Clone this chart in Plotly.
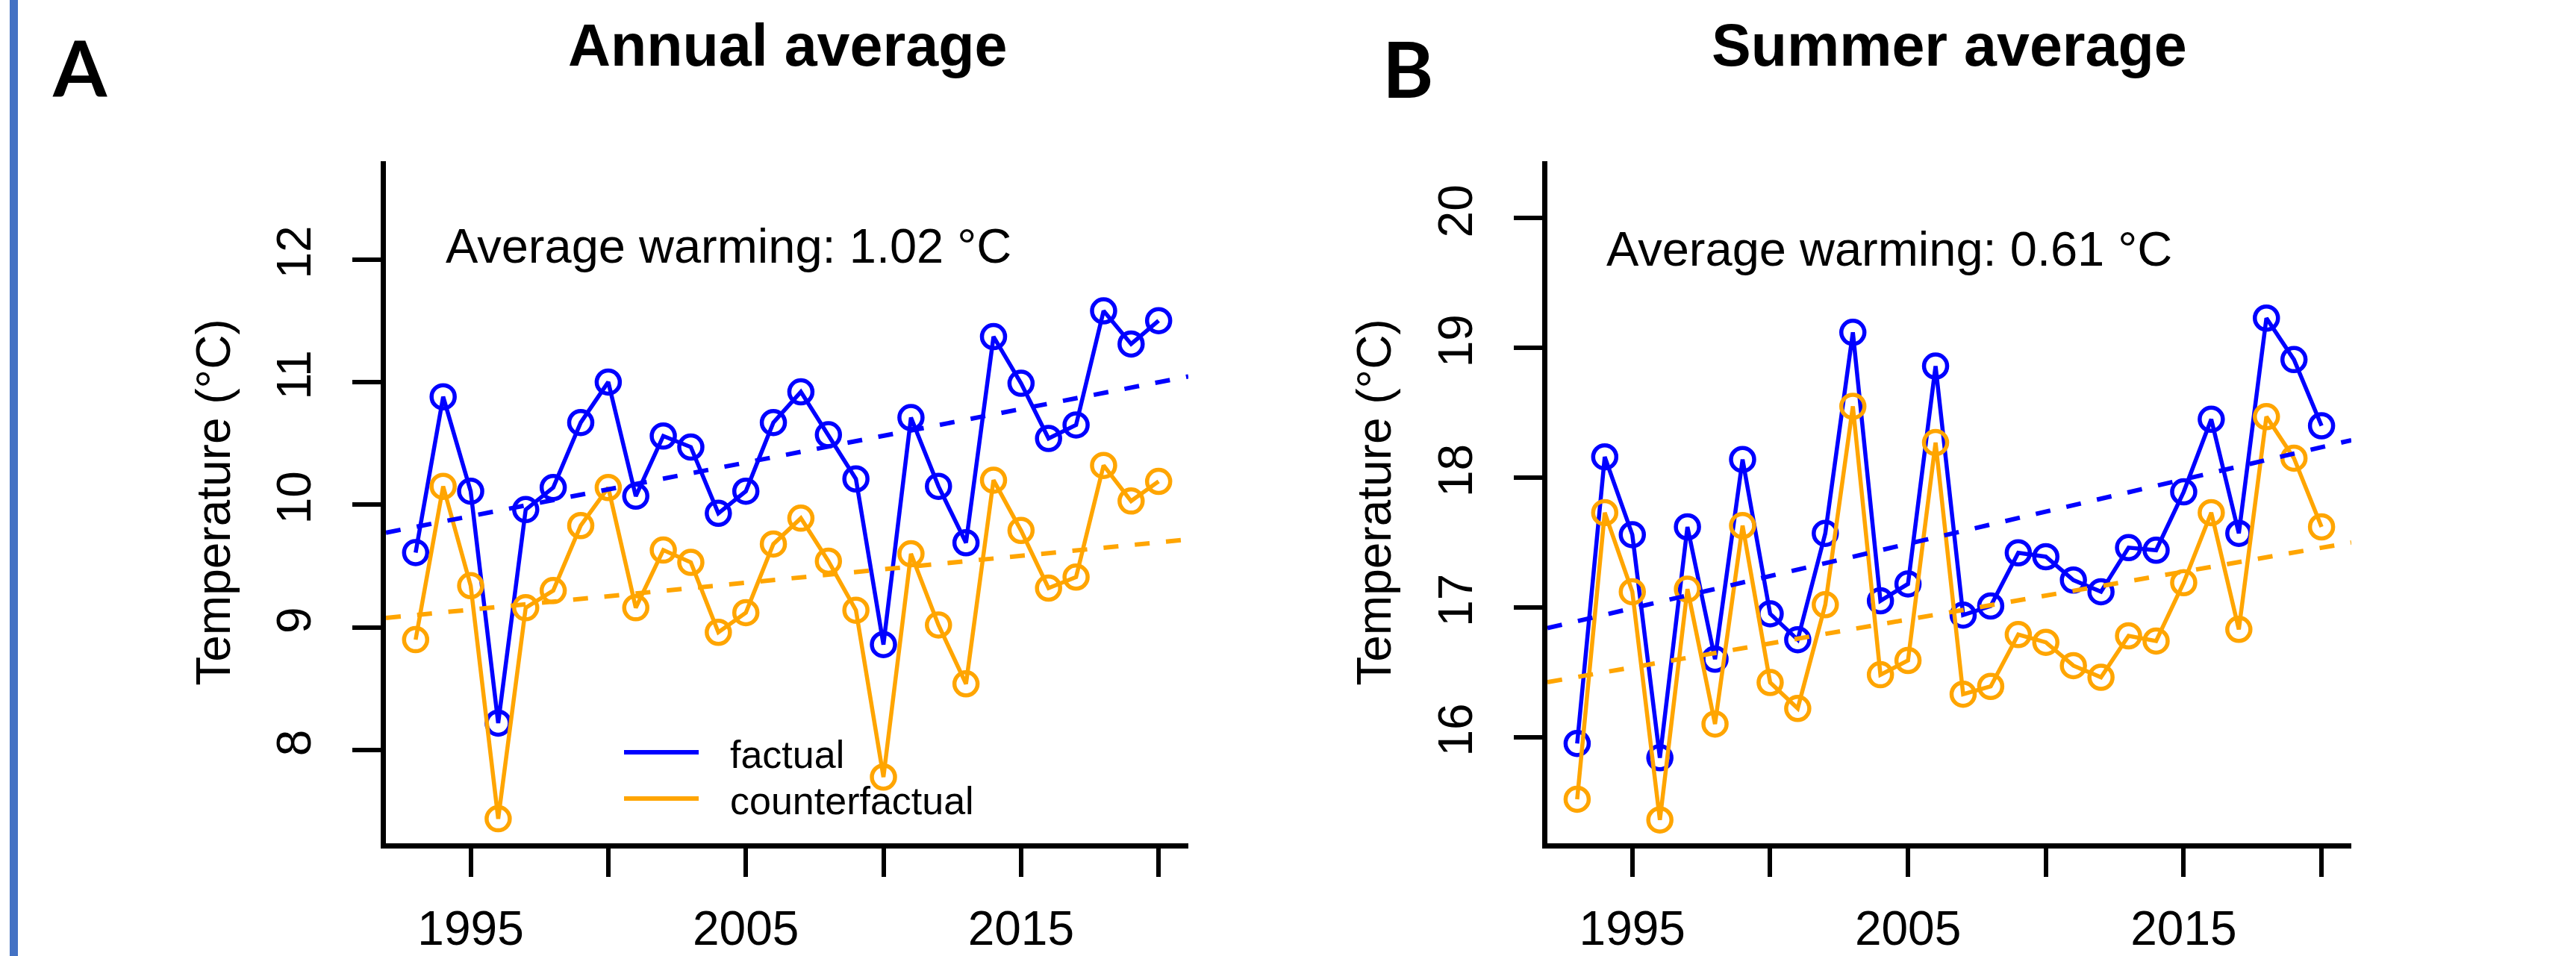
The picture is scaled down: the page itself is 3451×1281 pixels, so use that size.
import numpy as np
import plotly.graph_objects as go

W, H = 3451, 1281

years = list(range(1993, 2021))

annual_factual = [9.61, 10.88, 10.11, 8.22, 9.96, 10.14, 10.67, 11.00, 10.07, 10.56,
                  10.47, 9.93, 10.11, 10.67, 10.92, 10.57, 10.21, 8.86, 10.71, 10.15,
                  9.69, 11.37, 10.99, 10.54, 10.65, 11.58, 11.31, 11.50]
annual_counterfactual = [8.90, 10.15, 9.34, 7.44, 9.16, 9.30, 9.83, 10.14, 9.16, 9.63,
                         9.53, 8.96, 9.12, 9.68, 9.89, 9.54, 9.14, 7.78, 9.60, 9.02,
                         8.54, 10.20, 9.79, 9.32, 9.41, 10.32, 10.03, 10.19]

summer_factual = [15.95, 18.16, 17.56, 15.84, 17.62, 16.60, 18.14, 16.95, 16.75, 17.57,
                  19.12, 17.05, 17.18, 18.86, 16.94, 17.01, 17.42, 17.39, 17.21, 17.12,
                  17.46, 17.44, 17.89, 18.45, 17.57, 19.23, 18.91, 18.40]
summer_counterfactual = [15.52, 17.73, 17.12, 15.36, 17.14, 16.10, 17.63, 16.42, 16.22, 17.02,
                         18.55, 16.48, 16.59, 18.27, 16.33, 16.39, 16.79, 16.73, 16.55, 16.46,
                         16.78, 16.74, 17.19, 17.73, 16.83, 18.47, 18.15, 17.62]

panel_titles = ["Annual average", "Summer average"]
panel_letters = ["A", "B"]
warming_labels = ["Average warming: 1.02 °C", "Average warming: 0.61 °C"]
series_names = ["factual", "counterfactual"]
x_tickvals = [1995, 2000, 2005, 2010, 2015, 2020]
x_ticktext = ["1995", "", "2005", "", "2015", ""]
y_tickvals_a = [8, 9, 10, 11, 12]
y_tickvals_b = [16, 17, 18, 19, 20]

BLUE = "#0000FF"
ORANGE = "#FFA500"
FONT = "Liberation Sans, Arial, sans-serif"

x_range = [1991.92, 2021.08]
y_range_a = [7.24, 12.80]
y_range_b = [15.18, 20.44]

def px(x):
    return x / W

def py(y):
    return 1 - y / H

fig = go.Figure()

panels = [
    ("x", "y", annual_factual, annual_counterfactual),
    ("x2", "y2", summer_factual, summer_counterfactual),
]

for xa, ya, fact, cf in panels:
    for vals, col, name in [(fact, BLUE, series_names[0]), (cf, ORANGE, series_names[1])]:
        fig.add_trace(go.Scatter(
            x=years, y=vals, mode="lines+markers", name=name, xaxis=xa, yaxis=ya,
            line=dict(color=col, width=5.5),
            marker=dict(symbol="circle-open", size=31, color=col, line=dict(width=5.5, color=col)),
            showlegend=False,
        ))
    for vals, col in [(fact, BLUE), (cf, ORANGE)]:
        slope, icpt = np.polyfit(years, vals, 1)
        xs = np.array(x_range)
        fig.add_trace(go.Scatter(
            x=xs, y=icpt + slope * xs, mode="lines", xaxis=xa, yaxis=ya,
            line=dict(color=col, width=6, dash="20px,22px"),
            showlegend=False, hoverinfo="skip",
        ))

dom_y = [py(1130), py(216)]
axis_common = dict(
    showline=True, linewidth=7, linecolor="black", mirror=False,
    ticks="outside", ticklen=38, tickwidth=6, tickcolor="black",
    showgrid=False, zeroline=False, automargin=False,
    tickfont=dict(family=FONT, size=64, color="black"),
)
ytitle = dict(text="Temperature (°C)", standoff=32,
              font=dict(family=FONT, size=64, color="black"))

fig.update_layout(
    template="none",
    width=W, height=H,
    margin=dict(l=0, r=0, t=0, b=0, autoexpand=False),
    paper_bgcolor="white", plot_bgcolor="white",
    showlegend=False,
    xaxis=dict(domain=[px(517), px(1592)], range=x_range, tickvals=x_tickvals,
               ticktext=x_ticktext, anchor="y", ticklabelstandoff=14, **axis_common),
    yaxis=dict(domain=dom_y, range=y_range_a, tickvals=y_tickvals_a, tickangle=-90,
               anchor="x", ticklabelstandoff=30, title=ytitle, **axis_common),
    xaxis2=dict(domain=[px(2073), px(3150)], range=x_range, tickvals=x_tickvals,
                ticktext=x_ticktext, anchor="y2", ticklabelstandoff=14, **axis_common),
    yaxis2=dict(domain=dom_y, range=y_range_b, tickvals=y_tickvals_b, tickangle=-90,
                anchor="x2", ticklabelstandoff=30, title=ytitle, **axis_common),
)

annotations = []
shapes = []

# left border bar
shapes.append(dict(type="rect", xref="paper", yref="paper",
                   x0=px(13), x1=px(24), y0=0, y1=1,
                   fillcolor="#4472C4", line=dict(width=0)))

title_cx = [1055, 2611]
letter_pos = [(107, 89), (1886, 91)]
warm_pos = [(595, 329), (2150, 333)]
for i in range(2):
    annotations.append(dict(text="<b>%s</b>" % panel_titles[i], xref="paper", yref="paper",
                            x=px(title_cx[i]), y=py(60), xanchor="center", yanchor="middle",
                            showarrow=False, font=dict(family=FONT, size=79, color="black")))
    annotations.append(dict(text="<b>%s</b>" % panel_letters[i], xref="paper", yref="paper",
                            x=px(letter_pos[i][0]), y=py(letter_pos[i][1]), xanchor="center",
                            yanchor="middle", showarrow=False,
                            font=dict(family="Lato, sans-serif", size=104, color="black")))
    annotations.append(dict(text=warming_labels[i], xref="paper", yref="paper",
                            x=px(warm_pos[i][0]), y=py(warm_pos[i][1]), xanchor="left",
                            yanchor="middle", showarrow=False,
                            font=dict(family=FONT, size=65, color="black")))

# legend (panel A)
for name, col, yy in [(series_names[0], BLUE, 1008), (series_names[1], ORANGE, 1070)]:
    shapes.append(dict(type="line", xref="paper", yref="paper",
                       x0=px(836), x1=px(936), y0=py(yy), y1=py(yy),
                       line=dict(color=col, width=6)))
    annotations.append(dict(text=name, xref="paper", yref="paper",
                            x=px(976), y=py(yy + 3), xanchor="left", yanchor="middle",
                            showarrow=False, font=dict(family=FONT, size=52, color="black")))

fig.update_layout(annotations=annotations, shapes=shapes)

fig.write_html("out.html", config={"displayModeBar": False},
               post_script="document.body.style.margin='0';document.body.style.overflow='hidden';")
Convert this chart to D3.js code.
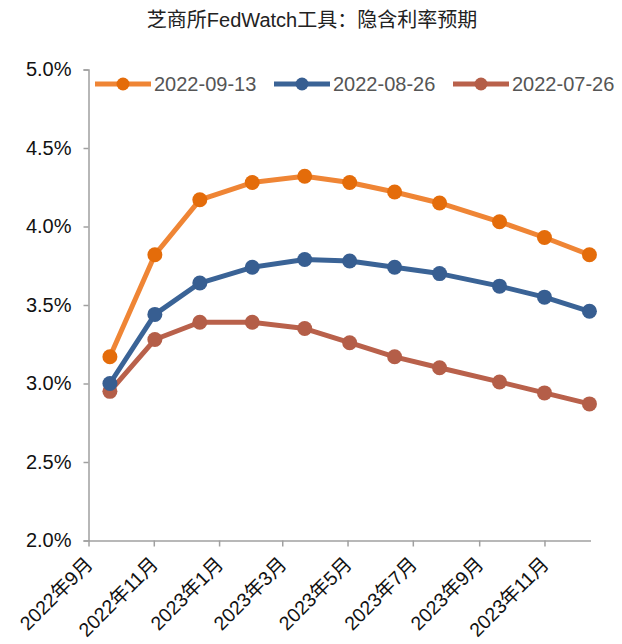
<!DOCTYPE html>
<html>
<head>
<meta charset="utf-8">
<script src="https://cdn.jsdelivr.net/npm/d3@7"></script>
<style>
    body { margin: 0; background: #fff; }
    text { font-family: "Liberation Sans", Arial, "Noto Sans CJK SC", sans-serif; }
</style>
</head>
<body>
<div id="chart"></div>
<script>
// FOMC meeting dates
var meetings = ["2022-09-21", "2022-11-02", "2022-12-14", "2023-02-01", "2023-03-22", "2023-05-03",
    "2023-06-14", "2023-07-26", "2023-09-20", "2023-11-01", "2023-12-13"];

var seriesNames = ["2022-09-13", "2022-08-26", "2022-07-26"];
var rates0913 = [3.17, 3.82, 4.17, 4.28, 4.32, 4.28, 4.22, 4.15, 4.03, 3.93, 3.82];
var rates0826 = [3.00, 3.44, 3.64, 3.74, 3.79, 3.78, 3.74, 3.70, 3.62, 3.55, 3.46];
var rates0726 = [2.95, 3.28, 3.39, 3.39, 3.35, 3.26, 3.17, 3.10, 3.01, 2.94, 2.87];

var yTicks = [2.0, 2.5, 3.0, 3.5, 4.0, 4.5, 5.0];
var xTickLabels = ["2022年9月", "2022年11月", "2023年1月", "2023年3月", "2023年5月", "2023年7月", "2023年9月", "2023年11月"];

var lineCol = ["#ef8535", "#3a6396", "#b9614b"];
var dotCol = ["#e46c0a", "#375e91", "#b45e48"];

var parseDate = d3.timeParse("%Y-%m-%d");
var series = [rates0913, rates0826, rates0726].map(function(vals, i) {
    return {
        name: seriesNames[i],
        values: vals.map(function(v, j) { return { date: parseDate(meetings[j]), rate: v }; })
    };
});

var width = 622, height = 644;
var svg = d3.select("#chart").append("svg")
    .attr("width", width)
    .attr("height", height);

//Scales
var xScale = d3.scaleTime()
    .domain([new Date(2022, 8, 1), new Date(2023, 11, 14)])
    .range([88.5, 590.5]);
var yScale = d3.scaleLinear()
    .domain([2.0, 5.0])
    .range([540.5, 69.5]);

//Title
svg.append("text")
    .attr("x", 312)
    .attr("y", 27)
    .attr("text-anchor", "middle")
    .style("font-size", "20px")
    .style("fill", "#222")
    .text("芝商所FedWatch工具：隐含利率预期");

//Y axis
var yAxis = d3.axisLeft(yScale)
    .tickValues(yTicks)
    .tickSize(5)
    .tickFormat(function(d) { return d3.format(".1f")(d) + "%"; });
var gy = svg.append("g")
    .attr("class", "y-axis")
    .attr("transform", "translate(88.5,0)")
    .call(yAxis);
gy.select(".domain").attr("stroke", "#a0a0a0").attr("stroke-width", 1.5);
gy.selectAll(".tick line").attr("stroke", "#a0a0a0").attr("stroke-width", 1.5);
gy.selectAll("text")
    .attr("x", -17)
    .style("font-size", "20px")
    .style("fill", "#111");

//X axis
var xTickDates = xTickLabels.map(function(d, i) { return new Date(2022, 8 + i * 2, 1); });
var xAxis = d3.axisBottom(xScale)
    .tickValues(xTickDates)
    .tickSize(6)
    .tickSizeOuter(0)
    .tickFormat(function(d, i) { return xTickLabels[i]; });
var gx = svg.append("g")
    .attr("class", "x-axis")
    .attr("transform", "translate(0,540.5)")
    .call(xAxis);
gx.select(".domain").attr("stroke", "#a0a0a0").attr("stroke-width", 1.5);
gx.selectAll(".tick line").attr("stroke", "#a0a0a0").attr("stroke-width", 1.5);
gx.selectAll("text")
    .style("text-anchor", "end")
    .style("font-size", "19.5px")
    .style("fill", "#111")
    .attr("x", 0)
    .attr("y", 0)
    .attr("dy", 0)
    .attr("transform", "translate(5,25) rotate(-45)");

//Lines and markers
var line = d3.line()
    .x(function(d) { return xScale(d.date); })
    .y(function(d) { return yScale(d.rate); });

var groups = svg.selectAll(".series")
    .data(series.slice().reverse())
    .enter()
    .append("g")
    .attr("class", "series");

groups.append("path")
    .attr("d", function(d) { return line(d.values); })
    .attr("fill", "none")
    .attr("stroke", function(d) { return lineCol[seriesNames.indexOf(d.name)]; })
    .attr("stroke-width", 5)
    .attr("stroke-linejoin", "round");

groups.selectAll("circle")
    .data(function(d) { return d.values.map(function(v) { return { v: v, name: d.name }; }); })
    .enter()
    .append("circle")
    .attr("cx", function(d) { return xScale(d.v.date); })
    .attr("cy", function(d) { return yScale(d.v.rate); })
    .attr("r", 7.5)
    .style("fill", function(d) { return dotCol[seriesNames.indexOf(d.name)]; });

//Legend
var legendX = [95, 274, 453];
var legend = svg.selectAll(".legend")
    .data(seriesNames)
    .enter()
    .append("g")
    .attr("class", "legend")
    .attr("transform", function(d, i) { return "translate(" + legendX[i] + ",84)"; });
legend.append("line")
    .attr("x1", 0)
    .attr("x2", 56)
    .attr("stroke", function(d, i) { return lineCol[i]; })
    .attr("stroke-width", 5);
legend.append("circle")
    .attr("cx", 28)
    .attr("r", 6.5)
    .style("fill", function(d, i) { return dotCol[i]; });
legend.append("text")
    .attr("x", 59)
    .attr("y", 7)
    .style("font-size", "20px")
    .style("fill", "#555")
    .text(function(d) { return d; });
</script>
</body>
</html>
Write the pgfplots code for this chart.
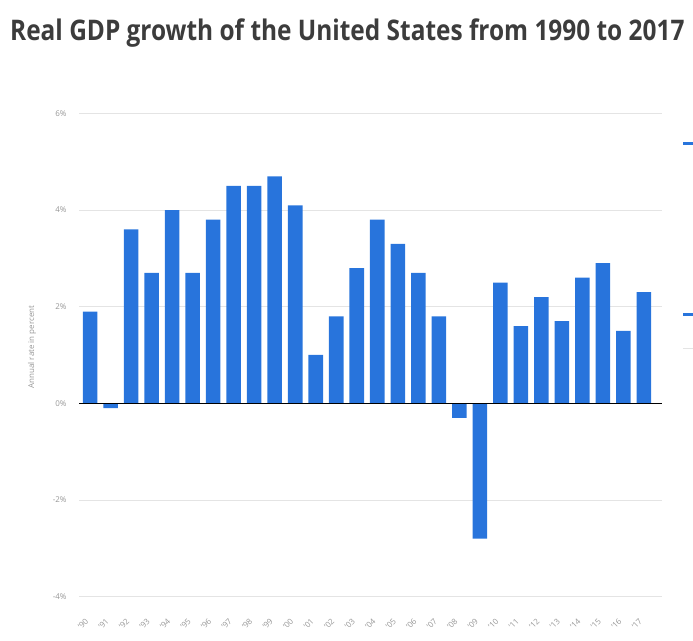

EXERCISE REQUIREMENTS> Take the records from their first line through the line containing "8.54, 10.20, 9.79, 9.32, 9.41, 10.32, 10.03, 10.19]" and please return exactly those lines, both ends included, minus the pictures.

ANSWER FOR THIS EXERCISE>
Clone this chart in Plotly.
The picture is scaled down: the page itself is 3451×1281 pixels, so use that size.
import numpy as np
import plotly.graph_objects as go

W, H = 3451, 1281

years = list(range(1993, 2021))

annual_factual = [9.61, 10.88, 10.11, 8.22, 9.96, 10.14, 10.67, 11.00, 10.07, 10.56,
                  10.47, 9.93, 10.11, 10.67, 10.92, 10.57, 10.21, 8.86, 10.71, 10.15,
                  9.69, 11.37, 10.99, 10.54, 10.65, 11.58, 11.31, 11.50]
annual_counterfactual = [8.90, 10.15, 9.34, 7.44, 9.16, 9.30, 9.83, 10.14, 9.16, 9.63,
                         9.53, 8.96, 9.12, 9.68, 9.89, 9.54, 9.14, 7.78, 9.60, 9.02,
                         8.54, 10.20, 9.79, 9.32, 9.41, 10.32, 10.03, 10.19]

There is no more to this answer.